PROC SORT - NODUPKEY DUPOUT TAGSORT

PROC SORT is one of the most frequently used procedure for data processing; Like any other sas proceduers SORT has got wide number of useful options.

Below is basic syntax with important options for PROC SORT.

SAS Code:

PROC SORT data = input_dataset out = output_dataset

NODUPKEY / NODUPREC <Other options like TAGSORT FORCE DUPOUT= >;

BY ASCENDING var1 DESCENDING var2...;

RUN;

Explanation of options:

  • OUT = dataset_name : Many time user dont want to rearrange original data set; in that case using OUT= option one can redirect the output to another dataset keeping original data intact.

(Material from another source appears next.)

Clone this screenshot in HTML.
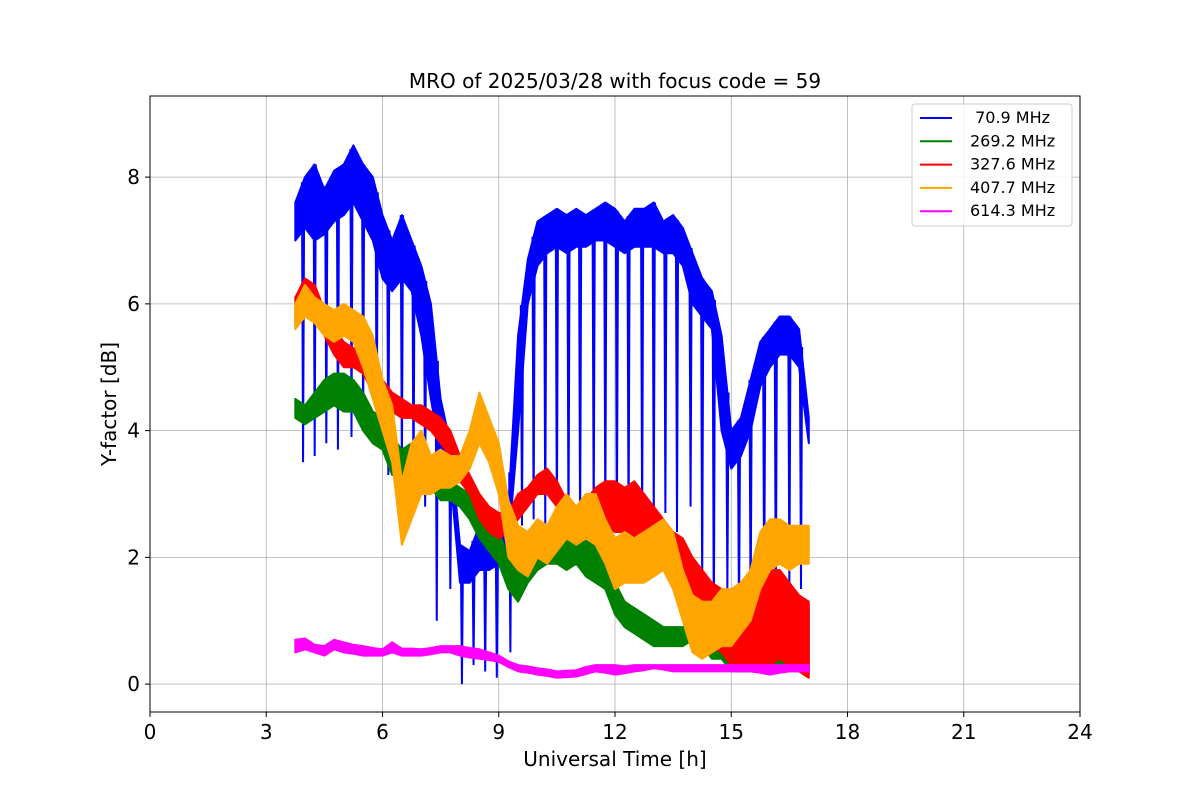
<!DOCTYPE html>
<html>
<head>
<meta charset="utf-8">
<style>
html,body{margin:0;padding:0;background:#fff;}
svg{display:block;font-family:"DejaVu Sans","Liberation Sans",sans-serif;}
</style>
</head>
<body>
<svg id="chart" width="1200" height="800" viewBox="0 0 1200 800" xmlns="http://www.w3.org/2000/svg">
<rect x="0" y="0" width="1200" height="800" fill="#fff"/>
<text x="615" y="88" font-size="20" text-anchor="middle">MRO of 2025/03/28 with focus code = 59</text>
<g id="grid"></g>
<defs><clipPath id="clip"><rect x="150" y="96" width="930" height="616"/></clipPath></defs>
<g id="series" clip-path="url(#clip)"></g>
<rect x="150" y="96" width="930" height="616" fill="none" stroke="#000" stroke-width="1"/>
<g id="ticks"></g>
<text x="615" y="766" font-size="20" text-anchor="middle">Universal Time [h]</text>
<text x="0" y="0" font-size="20" text-anchor="middle" transform="translate(116,404) rotate(-90)">Y-factor [dB]</text>
<g id="legend"></g>
</svg>
<script>
const xTicks=[0,3,6,9,12,15,18,21,24];
const yTicks=[0,2,4,6,8];
const seriesLabels=[" 70.9 MHz","269.2 MHz","327.6 MHz","407.7 MHz","614.3 MHz"];
const seriesColors=["#0000ff","#008000","#ff0000","#ffa500","#ff00ff"];
const times=[3.75,4,4.25,4.5,4.75,5,5.25,5.5,5.75,6,6.25,6.5,6.75,7,7.25,7.5,7.75,8,8.25,8.5,8.75,9,9.25,9.5,9.75,10,10.25,10.5,10.75,11,11.25,11.5,11.75,12,12.25,12.5,12.75,13,13.25,13.5,13.75,14,14.25,14.5,14.75,15,15.25,15.5,15.75,16,16.25,16.5,16.75,17];
const blueLo=[7.0,7.2,7.0,7.1,7.3,7.4,7.6,7.3,7.0,6.4,6.2,6.4,6.2,5.5,4.5,3.6,3.3,1.6,1.6,1.8,1.8,1.9,2.2,4.0,6.0,6.6,6.8,6.9,6.8,6.9,6.9,7.0,7.0,6.9,6.8,6.9,6.9,6.9,6.8,6.8,6.6,6.0,5.8,5.6,4.0,3.4,3.6,4.0,4.7,5.0,5.2,5.2,5.0,3.8];
const blueHi=[7.6,8.0,8.2,7.8,8.1,8.2,8.5,8.2,8.0,7.4,7.0,7.4,7.0,6.6,6.0,4.5,3.8,2.2,2.1,2.5,2.3,2.4,2.8,5.5,6.7,7.3,7.4,7.5,7.4,7.5,7.4,7.5,7.6,7.5,7.3,7.5,7.5,7.6,7.3,7.4,7.2,6.8,6.4,6.2,5.5,4.0,4.2,4.8,5.4,5.6,5.8,5.8,5.6,4.2];
const blueDipTimes=[3.95,4.25,4.55,4.85,5.2,5.5,5.85,6.15,6.5,6.8,7.1,7.4,7.75,8.05,8.35,8.65,8.95,9.3,9.6,9.9,10.2,10.5,10.8,11.1,11.45,11.75,12.05,12.35,12.7,13.0,13.3,13.6,13.95,14.25,14.55,14.9,15.2,15.5,15.85,16.15,16.5,16.8];
const blueDipValues=[3.5,3.6,3.8,3.7,3.9,4.0,3.9,3.3,3.3,3.0,2.8,1.0,1.5,0.0,0.3,0.2,0.1,0.5,2.5,2.6,2.5,2.4,2.4,2.3,2.6,2.5,2.6,2.4,2.5,2.5,2.7,2.4,2.8,1.5,0.7,1.5,1.0,1.1,1.3,1.2,1.5,1.5];
const greenLo=[4.2,4.1,4.2,4.3,4.4,4.3,4.3,4.0,3.8,3.7,3.3,3.3,3.4,3.3,3.1,2.9,2.9,2.8,2.6,2.3,2.1,1.9,1.5,1.3,1.6,1.8,1.9,1.9,1.8,1.9,1.7,1.6,1.5,1.1,0.9,0.8,0.7,0.6,0.6,0.6,0.6,0.7,0.6,0.4,0.4,0.2,0.2,0.2,0.2,0.2,0.2,0.2,0.2,0.2];
const greenHi=[4.5,4.4,4.6,4.8,4.9,4.9,4.8,4.6,4.3,4.2,3.9,3.7,3.8,3.7,3.5,3.3,3.2,3.1,3.0,2.8,2.6,2.4,2.0,1.8,2.2,2.3,2.5,2.4,2.4,2.5,2.3,2.2,2.1,1.6,1.3,1.2,1.1,1.0,0.9,0.9,0.9,1.0,1.0,0.9,1.0,0.7,0.8,0.9,1.0,1.0,1.0,1.2,1.3,1.2];
const redLo=[5.7,6.0,5.9,5.5,5.2,5.0,5.0,4.9,4.6,4.4,4.3,4.2,4.2,4.1,4.0,3.8,3.6,3.2,3.0,2.6,2.4,2.3,2.4,2.6,2.8,3.0,3.0,2.8,2.5,2.3,2.4,2.5,2.5,2.4,2.4,2.3,2.2,2.0,1.9,1.6,1.4,1.2,1.0,0.6,0.5,0.3,0.3,0.3,0.3,0.3,0.4,0.3,0.2,0.1];
const redHi=[6.1,6.4,6.3,5.9,5.6,5.4,5.3,5.3,5.0,4.8,4.6,4.5,4.4,4.4,4.3,4.2,4.0,3.6,3.3,3.0,2.8,2.7,2.7,3.0,3.1,3.3,3.4,3.2,2.9,2.8,2.9,3.1,3.2,3.2,3.1,3.2,3.0,2.8,2.6,2.4,2.3,2.0,1.8,1.6,1.5,1.0,1.2,1.3,1.6,1.8,1.8,1.6,1.4,1.3];
const orangeLo=[5.6,5.8,5.7,5.5,5.4,5.5,5.4,5.0,4.5,4.0,3.5,2.2,2.6,3.0,3.0,3.1,3.1,3.2,3.4,3.8,3.5,3.0,2.0,1.8,1.7,2.0,1.9,2.1,2.3,2.2,2.3,2.2,1.9,1.5,1.6,1.6,1.6,1.7,1.8,1.5,1.0,0.5,0.4,0.5,0.6,0.6,0.8,1.0,1.5,1.8,1.9,1.8,1.9,1.9];
const orangeHi=[6.0,6.3,6.1,6.0,5.9,6.0,5.9,5.8,5.5,4.8,4.4,3.2,3.8,4.0,3.6,3.7,3.6,3.6,4.0,4.6,4.2,3.8,2.9,2.5,2.4,2.6,2.5,2.8,3.0,2.8,3.0,3.0,2.6,2.3,2.4,2.3,2.4,2.5,2.6,2.4,1.8,1.4,1.3,1.3,1.5,1.5,1.6,1.8,2.4,2.6,2.6,2.5,2.5,2.5];
const magentaLo=[0.5,0.55,0.5,0.45,0.55,0.5,0.48,0.45,0.45,0.45,0.5,0.45,0.45,0.45,0.47,0.5,0.5,0.45,0.42,0.4,0.38,0.35,0.27,0.2,0.18,0.15,0.13,0.1,0.11,0.12,0.16,0.2,0.18,0.15,0.17,0.2,0.22,0.25,0.23,0.2,0.2,0.2,0.2,0.2,0.2,0.2,0.2,0.2,0.18,0.15,0.18,0.2,0.2,0.2];
const magentaHi=[0.7,0.72,0.62,0.6,0.7,0.66,0.62,0.6,0.57,0.55,0.66,0.56,0.56,0.55,0.57,0.6,0.6,0.6,0.57,0.55,0.5,0.45,0.36,0.3,0.28,0.25,0.23,0.2,0.21,0.22,0.27,0.3,0.3,0.3,0.28,0.3,0.3,0.3,0.3,0.3,0.3,0.3,0.3,0.3,0.3,0.3,0.3,0.3,0.3,0.3,0.3,0.3,0.3,0.3];

const NS="http://www.w3.org/2000/svg";
const X0=150,X1=1080,Y0=712,Y1=96,xMin=0,xMax=24,yMin=-0.44,yMax=9.28;
function xs(v){return X0+(v-xMin)/(xMax-xMin)*(X1-X0);}
function ys(v){return Y0-(v-yMin)/(yMax-yMin)*(Y0-Y1);}
function mk(tag,attrs,parent){const e=document.createElementNS(NS,tag);for(const k in attrs)e.setAttribute(k,attrs[k]);parent.appendChild(e);return e;}
const grid=document.getElementById('grid'),ticks=document.getElementById('ticks'),ser=document.getElementById('series'),leg=document.getElementById('legend');
xTicks.forEach(t=>{
  const g=mk('line',{x1:xs(t),x2:xs(t),y1:Y1,y2:Y0,stroke:'#b0b0b0','stroke-width':0.8},grid);
  
  
  mk('line',{x1:xs(t),x2:xs(t),y1:Y0,y2:Y0+5,stroke:'#000','stroke-width':1},ticks);
  const l=mk('text',{x:xs(t),y:Y0+27,'font-size':20,'text-anchor':'middle'},ticks);
  l.textContent=t;
  
  
});
yTicks.forEach(t=>{
  const g=mk('line',{x1:X0,x2:X1,y1:ys(t),y2:ys(t),stroke:'#b0b0b0','stroke-width':0.8},grid);
  
  
  mk('line',{x1:X0-5,x2:X0,y1:ys(t),y2:ys(t),stroke:'#000','stroke-width':1},ticks);
  const l=mk('text',{x:X0-10,y:ys(t)+7,'font-size':20,'text-anchor':'end'},ticks);
  l.textContent=t;
  
  
});
function band(lo,hi,color,name){
  let d='M'+times.map((t,i)=>xs(t).toFixed(1)+','+ys(hi[i]).toFixed(1)).join('L');
  d+='L'+times.slice().reverse().map((t,j)=>{const i=times.length-1-j;return xs(t).toFixed(1)+','+ys(lo[i]).toFixed(1);}).join('L')+'Z';
  const p=mk('path',{d:d,fill:color,stroke:color,'stroke-width':2,'stroke-linejoin':'round'},ser);
  
  
}
function interp(arr,t){for(let i=0;i<times.length-1;i++){if(t>=times[i]&&t<=times[i+1]){const f=(t-times[i])/(times[i+1]-times[i]);return arr[i]+f*(arr[i+1]-arr[i]);}}return arr[arr.length-1];}
band(blueLo,blueHi,seriesColors[0],'series-70-9-mhz');
blueDipTimes.forEach((t,i)=>{
  const top=interp(blueHi,t);
  const l=mk('path',{d:`M${xs(t-0.03)},${ys(top)}L${xs(t)},${ys(blueDipValues[i])}L${xs(t+0.03)},${ys(top)}`,fill:'none',stroke:seriesColors[0],'stroke-width':2},ser);
  
  
});
band(greenLo,greenHi,seriesColors[1],'series-269-2-mhz');
band(redLo,redHi,seriesColors[2],'series-327-6-mhz');
band(orangeLo,orangeHi,seriesColors[3],'series-407-7-mhz');
band(magentaLo,magentaHi,seriesColors[4],'series-614-3-mhz');
// legend
const box=mk('rect',{x:912,y:104,width:160,height:122,rx:3,fill:'#fff','fill-opacity':0.8,stroke:'#cccccc'},leg);


seriesLabels.forEach((s,i)=>{
  const y=118+i*23.3;
  const ln=mk('line',{x1:920,x2:952,y1:y,y2:y,stroke:seriesColors[i],'stroke-width':2},leg);
  
  
  const tx=mk('text',{x:970,y:y+5,'font-size':16,'xml:space':'preserve'},leg);
  tx.setAttribute('style','white-space:pre');
  tx.textContent=s;
  
  
});
</script>
</body>
</html>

  • NODUPKEY : If the original dataset contains rows with duplicate key columns (specified in BY statement)and we wish to keep only uniqe records then NODUPKEY will drop those records.

  • NODUPRECS (or NODUP) : It is same as NODUPKEY however it will check for the complete duplicate observation.

  • DUPOUT= dataset_name: This collects duplicate records deleted by NODUP options into some different dataset specified.

  • TAGSORT: Its kind of memory optimization or whenever we are short of resources then using TAG SORT would help; From all observations it will fetch only key columns specified in BY statement into a temporary file; SAS will work on that temporary file and once its done it will arrange the records from the original dataset accordingly.